Les images du feu et des dégâts de la cathédrale Notre-Dame de Paris me ramènent inlassablement en tête cette autre image, choc médiatique pendant mon enfance, symbole de la fin de la Yougoslavie de mes grands-parents, l'image du violoncelliste Vedran Smailović, donnant un concert dans la bibliothèque nationale de Sarajevo, haut-lieu du vivre ensemble qui réunissait des héritages littéraires de strates historiques si variées, si pluriculturelles, bibliothèque en ruines, détruite par la guerre, volontairement, cible d'un urbicide s'acharnant sur les bâtiments avec rage pour en détruire la symbolique...
D'autres images de destructions de guerre n'ont cessé depuis de croiser mon chemin, par les médias, par mes travaux de recherche, en Afghanistan, au Mali, en Syrie et dans tant d'autres lieux où la ruine est volontaire et choisie...
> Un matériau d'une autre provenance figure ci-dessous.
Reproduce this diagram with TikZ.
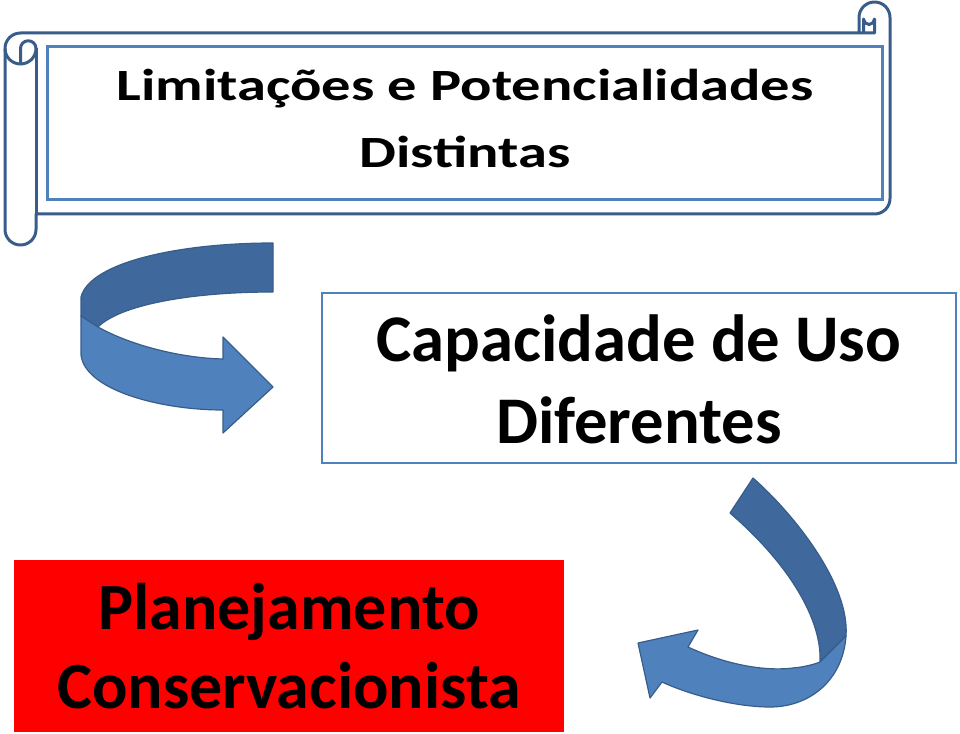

Parmi des patrimoines détruits, beaucoup pourraient venir à l'esprit. Petite liste (malheureusement) loin d'être exhaustive :
- les bouddhas de Bamiyan en Afghanistan,
- Stari Most, le vieux pont de Mostar en Bosnie-Herzégovine,
- les mausolées de Tombouctou au Mali,
- les trésors archéologiques de Palmyre ou l'ancienne cité d'Alep en Syrie.
Si les guerres ont très souvent détruit des patrimoines, ceux-ci n'étaient souvent que des "dommages collatéraux", des cibles indirectes. A partir de la guerre civile espagnole, la protection des biens et patrimoines culturels va devenir l'une des préoccupations de la communauté internationale (NÉGRI, Vincent (dir.), 2014, Le patrimoine culturel, cible des conflits armés : de la guerre civile espagnole aux guerres du 21e siècle, Bruylant, Bruxelles), et le droit va progressivement évoluer vers une meilleure prise en compte de cette dimension symbolique de l'identité telle qu'elle peut être une cible volontaire dans les guerres.
L'une des grandes mutations des conflits armés post-guerre froide vient de la prégnance ces mémoricides, c'est-à-dire de cet acharnement à détruire, par leurs symboles, la mémoire de l'Autre ou d'un vivre-ensemble que haïssent certains belligérants. C'est pourquoi, en mars 2017 (seulement), la destruction volontaire du patrimoine culturel dans la guerre est devenue un crime de guerre, à la suite d'une résolution votée par le Conseil de sécurité des Nations unies.